Magnetism in solids is one of the most striking manifestations of collective electronic behavior and spontaneous symmetry breaking. In graphene and other van der Waals materials, where electrons move in an atomically thin, perfectly crystalline environment, interactions can drive a remarkable range of correlated and topological phenomena. Using nanoscale superconducting quantum interference devices (SQUID-on-tip), we directly image the local magnetic response and thermodynamic quantum oscillations in rhombohedral and moiré graphene systems with unprecedented sensitivity. In the first part of the talk, I will discuss spontaneous magnetism in rhombohedral multilayer graphene. Exchange interactions among spin and valley degrees of freedom give rise to isospin magnetic textures, spin- and valley-polarized metals, and orbital ferromagnetism. These measurements reveal how intervalley exchange and Berry-curvature–driven orbital magnetization lead to spontaneous time-reversal symmetry breaking and rich isospin order. The quantitative local
magnetometry further enables direct estimates of the spin–orbit coupling and exchange energies, providing key constraints on the microscopic origin of the magnetic anisotropy [1].
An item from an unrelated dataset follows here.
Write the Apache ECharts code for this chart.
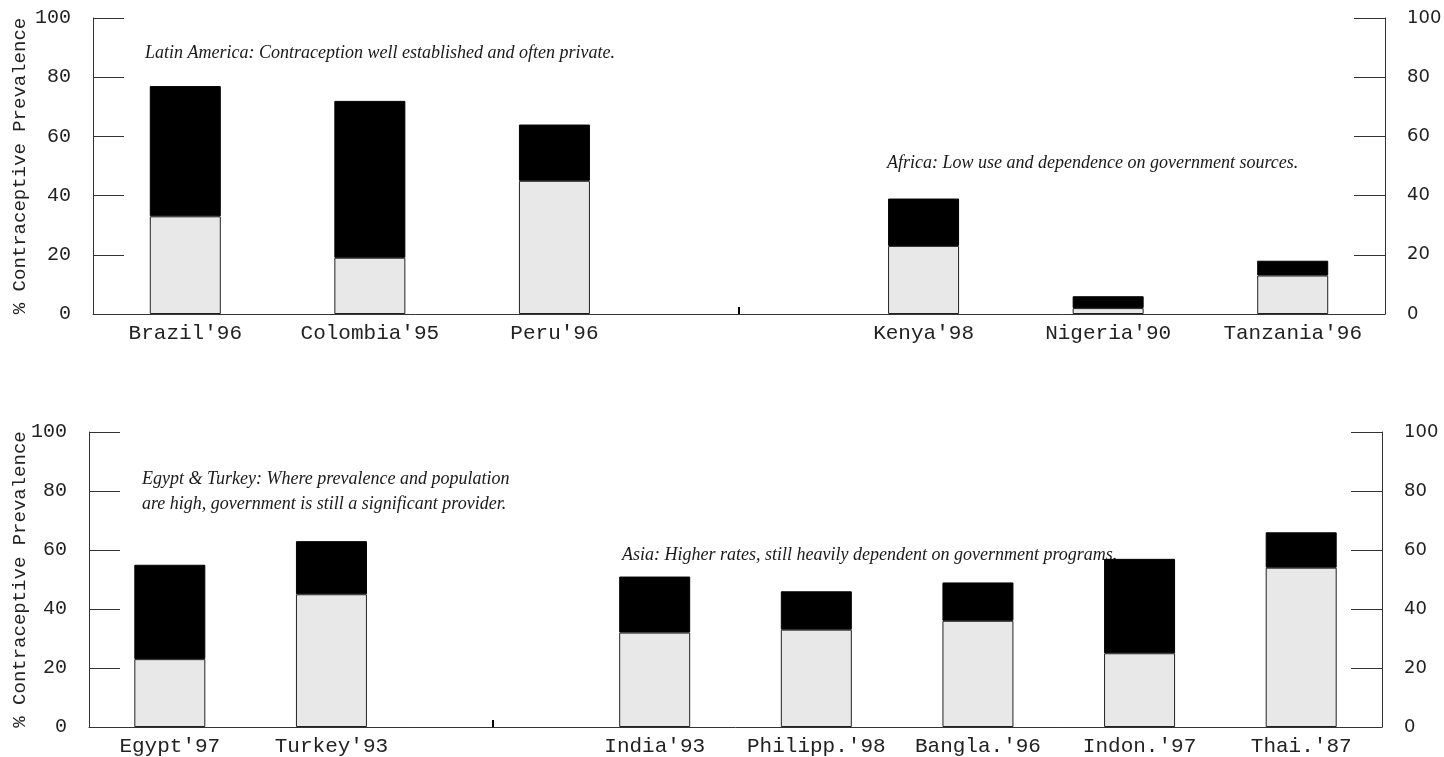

In the second part, I will focus on field-induced magnetism, manifested through de Haas–van Alphen thermodynamic quantum oscillations of the magnetization. Imaging these oscillations in multilayer and twisted graphene systems reveals spatially resolved pseudomagnetic fields [2], Coulomb- and lattice-relaxation–driven band reconstructions, and magnetic breakdown [3], as well as interaction-induced nematic semimetal phases [4]. Together, these phenomena demonstrate how the interplay between electronic interactions and lattice relaxation reshapes the moiré band landscape.
The resulting measurements establish quantum oscillation imaging as a quantitative thermodynamic spectroscopy that directly resolves band topology, renormalization, and reconstruction with nanoscale precision—providing a powerful route to mapping the many-body energy landscape of strongly correlated two-dimensional systems.